NARRATIVES OF WOMEN PRISONERS ON THE TIME LIVED IN THE CARCERARY ENVIRONMENT: BETWEEN CHRONOS AND KAIRÓS
DOI:
https://doi.org/10.22481/praxisedu.v15i35.5683Keywords:
Time, Woman Prisoners, Life of prisonAbstract
The experience of time has been the subject of reflections from Greek philosophers and mathematicians of antiquity to philosophers, anthropologists, physicists and astronomers throughout the development of the sciences. The questions are diverse: does time exist outside of life? Is it linear? Does time have form? How do we attribute meanings to time? This last one is the central question of this article, the result of a research with twenty women imprisoned in a female prison in the city of Recife. The general objective was to understand the meaning and use of time in the chronos dimension and the kairos dimension. The theoretical reference is based on the ideas of many authors, like Agamben (2014), Lévinas (2000), Goofmann (2010) and Foucault (2012).

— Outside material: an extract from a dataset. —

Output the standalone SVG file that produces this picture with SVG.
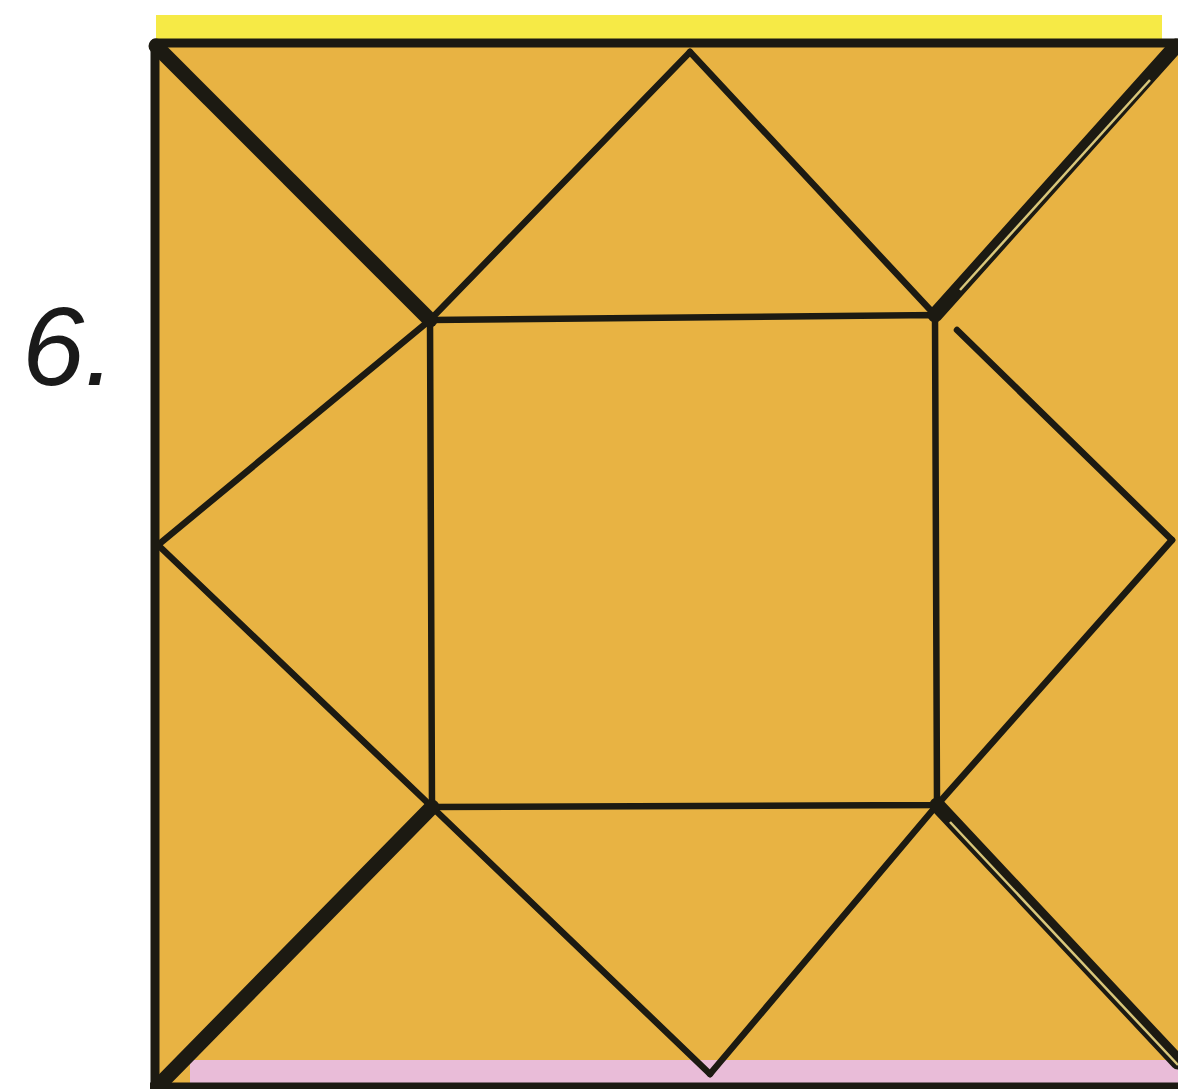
<svg xmlns="http://www.w3.org/2000/svg" width="1178" height="1089" viewBox="0 0 1178 1089">
  <style>
    .thin { stroke: #1c1a12; stroke-width: 6.5; stroke-linecap: round; fill: none; }
    .thick { stroke: #1c1a12; stroke-width: 15; stroke-linecap: round; fill: none; }
    .border { stroke: #1c1a12; stroke-width: 9; fill: none; stroke-linejoin: round; }
    .gap { stroke: #d9c77a; stroke-width: 2.5; fill: none; }
    .label { font-family: "Liberation Sans", Arial, sans-serif; font-size: 112px; font-style: italic; fill: #1a1a1a; }
  </style>
  <rect width="1178" height="1089" fill="#ffffff"/>
  <g id="strips">
    <rect x="156" y="15" width="1006" height="26" fill="#f6ea46"/>
    <rect x="156" y="42" width="1030" height="1046" fill="#e8b343"/>
    <rect x="190" y="1060" width="990" height="25" fill="#e9bcd8"/>
  </g>
  <g id="label">
    <text class="label" x="22" y="385">6.</text>
  </g>
  <g id="connectors">
    <path class="thin" d="M430 320 L935 315 L937 805 L432 807 Z"/>
    <line class="thin" x1="690" y1="52" x2="430" y2="320"/>
    <line class="thin" x1="690" y1="52" x2="935" y2="315"/>
    <line class="thin" x1="158" y1="545" x2="430" y2="320"/>
    <line class="thin" x1="158" y1="545" x2="432" y2="807"/>
    <line class="thin" x1="1172" y1="540" x2="957" y2="330"/>
    <line class="thin" x1="1172" y1="540" x2="937" y2="805"/>
    <line class="thin" x1="710" y1="1074" x2="432" y2="807"/>
    <line class="thin" x1="710" y1="1074" x2="937" y2="805"/>
    <line class="thick" x1="156" y1="46" x2="430" y2="320"/>
    <line class="thick" x1="1176" y1="46" x2="935" y2="315"/>
    <line class="gap" x1="1150" y1="80" x2="960" y2="290"/>
    <line class="thick" x1="160" y1="1084" x2="432" y2="807"/>
    <line class="thick" x1="937" y1="805" x2="1178" y2="1062"/>
    <line class="gap" x1="950" y1="822" x2="1178" y2="1065"/>
  </g>
  <g id="frame">
    <path class="border" d="M155 1089 L155 43 L1185 43 L1185 1089"/>
    <line class="border" x1="150" y1="1087" x2="1178" y2="1087"/>
  </g>
</svg>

The guiding questions of the research were: do the narratives of women prisoners allow to identify possibilities of life uniting chronos and kairos? How to fill the natural, everyday (chronos), with quality of life (kairós), so that living in prison does not become just a count of days. How do you perceive the relationships and interlacings between past and present tense? The methodology of the research was based on the qualitative approach, prioritized collective and individual interviews during a year. The interpretation of the results was supported by the interpretive phenomenology, with no intention of generalizing results. Women's narratives have expressed the relevance of the school education they receive in prison to re-signify chronos and kairos, as well as the plans for the future they conceive after serving their sentences.